SXSW 2018 — Making the Grade

As a professionally trained musician, there are a handful of conversations I will never forget having with non-musician friends and family members. Foremost among those is the time in undergrad when I had to explain that as a composition major I did, in fact, know how my music should sound before I heard others perform it. Another time was during the application process for undergrad when I informed family members I not only had to pass a prescreening application, but there was a live audition after that which would determine admission.

All that is to say, there are many things musicians take for granted as part of our lives that others are completely unaware of. At the same time, it is easy for musicians to forget that such occurrences are unique to the field of performing arts.

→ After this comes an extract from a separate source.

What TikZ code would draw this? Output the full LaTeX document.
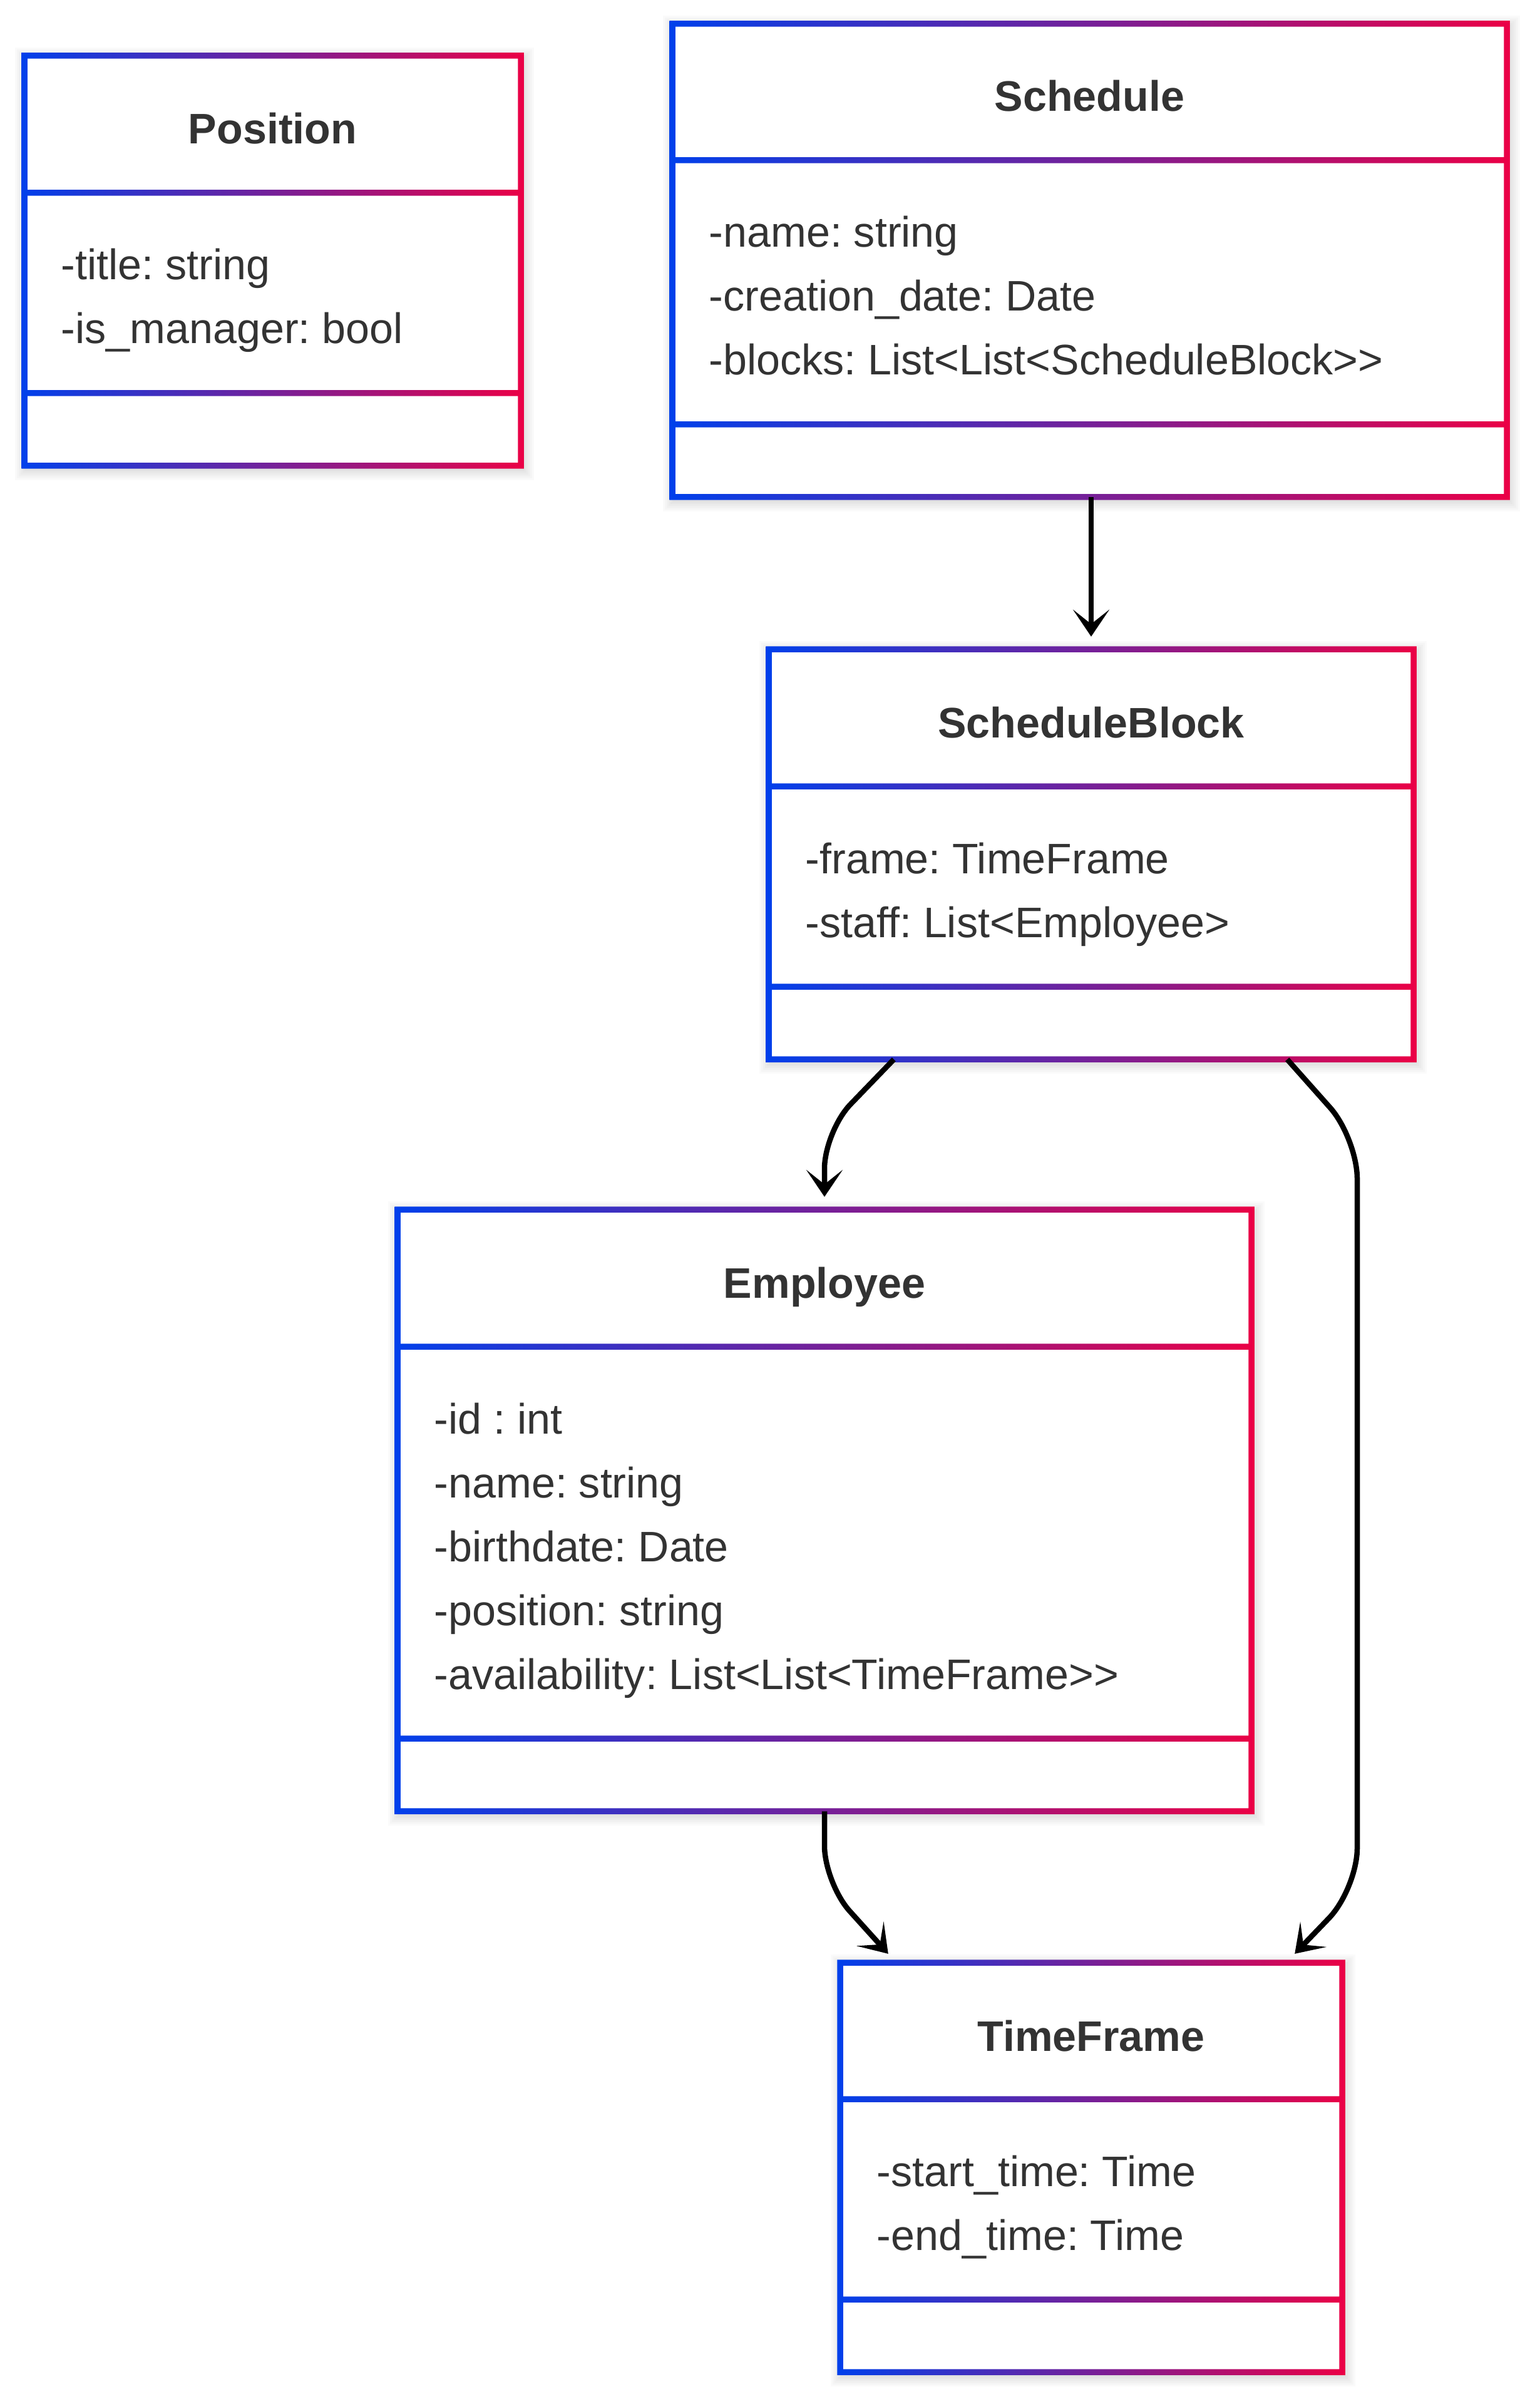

Making the Grade, a new documentary from director Ken Wardrop, in many ways seems to function as a bridge between the worlds of musicians and those who don’t play an instrument at a professional level. Focusing specifically on piano students in Ireland as they prepare for their year-end exams to pass into the next grade of piano playing, the film reveals the rigors of training for such an exam, enabling those who have never undergone one to see some of the preparation that goes into it.

I think it would be fair to say the film’s target audience is non-musicians. However, for musicians, it not only serves as a nostalgic reminder of our formative years of study but also as a way of sharing the joys and struggles of those years with others who never experienced them.

We observe the excitement of a girl just starting grade two as she learns how to use the sustain pedal for the first time. A boy beginning grade three relates how his teacher told him this year will be much harder, so he’ll have to adopt a “kamikaze practice.” (If you’ve never heard a music teacher make a shocking or colorful analogy, you probably never studied music for a substantial period of time.) A particularly advanced student tells how he “started off with a crappy plastic keyboard,” and then quickly had to switch to a real piano, as his mother states that the piano they just purchased will make, “a very nice piece of furniture,” – a memory I’m sure many talented pianists have.

We also see the joy of teachers in sharing their knowledge and experience, all in vastly different ways – something I imagine most teachers will easily relate to regardless of the subject they teach. One of the first encounters we witness is a piano teacher giving a very young boy his first piano lesson, and he breaks down the seemingly complex instrument by explaining there are only seven white keys, which repeat themselves over the keyboard. A teacher who has an older woman as a student describes how she makes sure her student never feels embarrassed and always enjoys her lessons. A nun recounts her own lessons as a student and how much fun she has teaching brothers and watching them enjoy playing duets together. A particularly moving scene involves a teacher reminiscing about a poem one of her students wrote describing how much she enjoys piano lessons. The simplicity and heartfelt nature of the poem are apparent as we hear the student read it via voiceover.

The entire film comprises moments like that, and it is an effective way of creating a brief glimpse into a day in the life of both piano teachers and their students.

The film methodically makes its way through each grade, beginning with grade one and ending with grade eight. An interlude between grades four and five reminds us of students who take piano lessons for fun or their own improvement and do not bother with the exams since they are not trying for a specific grade level. That interlude is well placed both as a refreshing reminder that music lessons can be for any reason and as a structural shift from the focus on each grade.

Throughout the film, we witness varying ages and talent levels all driven by a love for music and piano playing. An opening quote attributed to Beethoven summarizes the driving attitude behind all these musicians: “To play a wrong note is insignificant; to play without passion is inexcusable.” Making the Grade conveys that passion through the interviews with the diverse group of musicians and the various approaches they employ in their study of piano.

I only took piano lessons for three years before switching solely to the organ, but the interviews depicted here will provoke the sort of memories of discovery and joy that all teachers, musicians, and others, hope to kindle in their students, and as one teacher says, that matters so much more than any grade they get on their year-end exam.